BRUSSELS/LONDON (Reuters) - Members of the European Parliament on Wednesday will vote on a compromise plan to try to prop up the EU emissions market, the world’s biggest carbon trading scheme.
The market has priced in a yes vote, which would be a vote of confidence for the future of the scheme, but politicians and analysts said it was likely to be tight.
A negative vote on the plan to temporarily remove some of a glut of carbon permits would almost certainly send allowances on the Emissions Trading Scheme (ETS) towards zero and leave the market in limbo for the rest of the decade.
A yes for the proposal, known as backloading, would likely have little immediate price impact as it is largely factored into the market. <CO2/POLL>
In April, members of the European Parliament in Strasbourg, France, unexpectedly rejected an initial backloading proposal by a slim margin, triggering a fall of more than 40 percent in the already battered price of carbon.
To try to win over the doubters, the proposal has been diluted so the allowances would be returned to the market almost as soon as they are taken away, and a fund has been proposed to help energy-intensive industry cut its emissions.
In an interim vote, a parliament committee backed the revised plan on June 19.
HSBC’s head of climate change center Nick Robins said the outcome at Wednesday’s plenary session was “too close to call”.
“It is unclear how the watering down to gain votes will be offset against loss of support because the scheme loses integrity as a carbon reduction mechanism,” he added.
Thomson Reuters Point Carbon analysts said the plenary will likely vote in favor of backloading.
A yes vote would be a political signal and a step towards structural reform of the market, which is meant to be central to EU climate policy and to drive investment in low carbon energy.
“If it’s (backloading) not supported, I don’t think the (European) Commission will have the courage to propose anything better,” said German politician Peter Liese.
He has long supported intervention, but many of his center-right grouping in the European Parliament have not, helping to delay what was meant to be an emergency fix.
They were instrumental in the negative vote in the parliament in April, which drove carbon prices to a record low of less than 3 euros a metric ton compared with the 40-to-50 euros analysts say would shift investment into low carbon energy.
Prices are still only around 4 euros.
If EU politicians reject this amended proposal on Wednesday, they still have the option of supporting the original backloading plan, but given the rejection in April, that is considered unlikely.
The divisions in the parliament reflect divisions in member states and in business.

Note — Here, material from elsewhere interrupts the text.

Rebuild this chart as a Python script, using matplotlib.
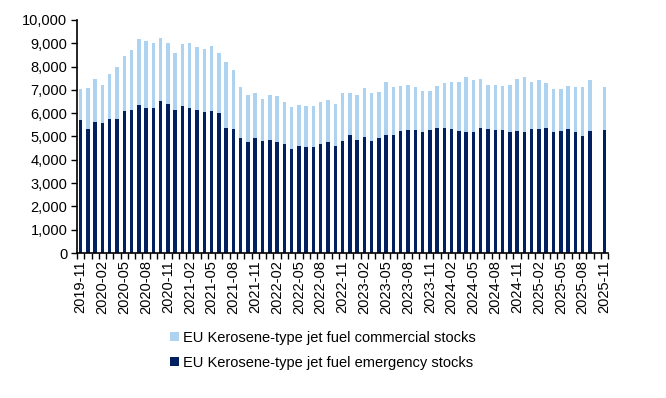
import numpy as np
import pandas as pd
import matplotlib
matplotlib.use("Agg")
import matplotlib.pyplot as plt

plt.rcParams['font.family'] = ['Liberation Sans', 'DejaVu Sans']

months = pd.period_range("2019-11", "2025-11", freq="M").strftime("%Y-%m").tolist()

emergency = [5700, 5320, 5610, 5570, 5740, 5740, 6080, 6130, 6340, 6210,
             6210, 6510, 6380, 6130, 6300, 6210, 6130, 6040, 6080, 6000,
             5350, 5310, 4920, 4750, 4920, 4790, 4840, 4750, 4660, 4450,
             4580, 4530, 4530, 4660, 4750, 4580, 4790, 5050, 4840, 4960,
             4790, 4920, 5050, 5050, 5220, 5270, 5270, 5180, 5270, 5350,
             5350, 5310, 5220, 5180, 5180, 5350, 5310, 5270, 5270, 5180,
             5220, 5180, 5310, 5310, 5350, 5180, 5220, 5310, 5180, 5010,
             5220, np.nan, 5270]

commercial = [1320, 1750, 1850, 1630, 1940, 2240, 2370, 2580, 2840, 2890,
              2800, 2710, 2630, 2450, 2670, 2800, 2710, 2710, 2800, 2580,
              2840, 2540, 2200, 2020, 1940, 1810, 1930, 1980, 1810, 1810,
              1760, 1770, 1770, 1810, 1810, 1800, 2070, 1810, 1930, 2110,
              2070, 1980, 2280, 2070, 1940, 1930, 1850, 1760, 1670, 1810,
              1940, 2020, 2110, 2370, 2240, 2110, 1890, 1930, 1890, 2020,
              2240, 2370, 2020, 2110, 1940, 1850, 1810, 1850, 1940, 2110,
              2200, np.nan, 1850]

label_commercial = "EU Kerosene-type jet fuel commercial stocks"
label_emergency = "EU Kerosene-type jet fuel emergency stocks"

c_light = "#ADD3F1"
c_dark = "#00205F"

fig = plt.figure(figsize=(6.66, 3.98), dpi=100)
ax = fig.add_axes([0.1156, 0.3643, 0.7974, 0.5857])

x = np.arange(len(months))
em = np.array(emergency, dtype=float)
co = np.array(commercial, dtype=float)
ok = ~np.isnan(em)

w = 0.48
ax.bar(x[ok], em[ok], width=w, color=c_dark, label=label_emergency)
ax.bar(x[ok], co[ok], bottom=em[ok], width=w, color=c_light, label=label_commercial)

ax.set_xlim(-0.5, len(months) - 0.5)
ax.set_ylim(0, 10000)
ax.set_yticks(np.arange(0, 10001, 1000))
ax.set_yticklabels([f"{v:,}" for v in range(0, 10001, 1000)], fontsize=10.5)

# boundary tick marks
ax.set_xticks(np.arange(-0.5, len(months), 1.0))
ax.set_xticklabels([])
ax.tick_params(axis='x', which='major', length=4, width=1, direction='out')
# labels every 3 months at centers
lab_idx = x[::3]
ax.set_xticks(lab_idx, minor=True)
ax.set_xticklabels([months[i] for i in lab_idx], minor=True, rotation=90, fontsize=10.5)
ax.tick_params(axis='x', which='minor', length=0, pad=5)
ax.tick_params(axis='y', length=4, width=1, direction='out', pad=3)

for s in ['top', 'right']:
    ax.spines[s].set_visible(False)
ax.spines['left'].set_linewidth(1.2)
ax.spines['bottom'].set_linewidth(1.2)

handles, labels = ax.get_legend_handles_labels()
fig.legend(handles[::-1], labels[::-1], loc='upper left',
           bbox_to_anchor=(0.247, 0.183), bbox_transform=fig.transFigure,
           frameon=False, fontsize=10.5, handlelength=0.6, handleheight=0.6,
           handletextpad=0.3, labelspacing=0.75, borderaxespad=0)

fig.savefig("out.png", dpi=100)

While utilities are firm supporters of backloading and say the ETS is needed to drive investment in the sector, heavy industry has fought against anything that could drive up energy costs, especially when the United States has gained a competitive advantage because of a boom in cheap shale gas.
At member state level, a deal has been blocked primarily by Poland, which relies on carbon-intensive coal, and by Germany, which has stalled sensitive policy issues ahead of elections in September.
Even with a positive vote on Wednesday, a final decision on backloading will not happen until after the German elections in September, and no permits are likely to be taken away before next year.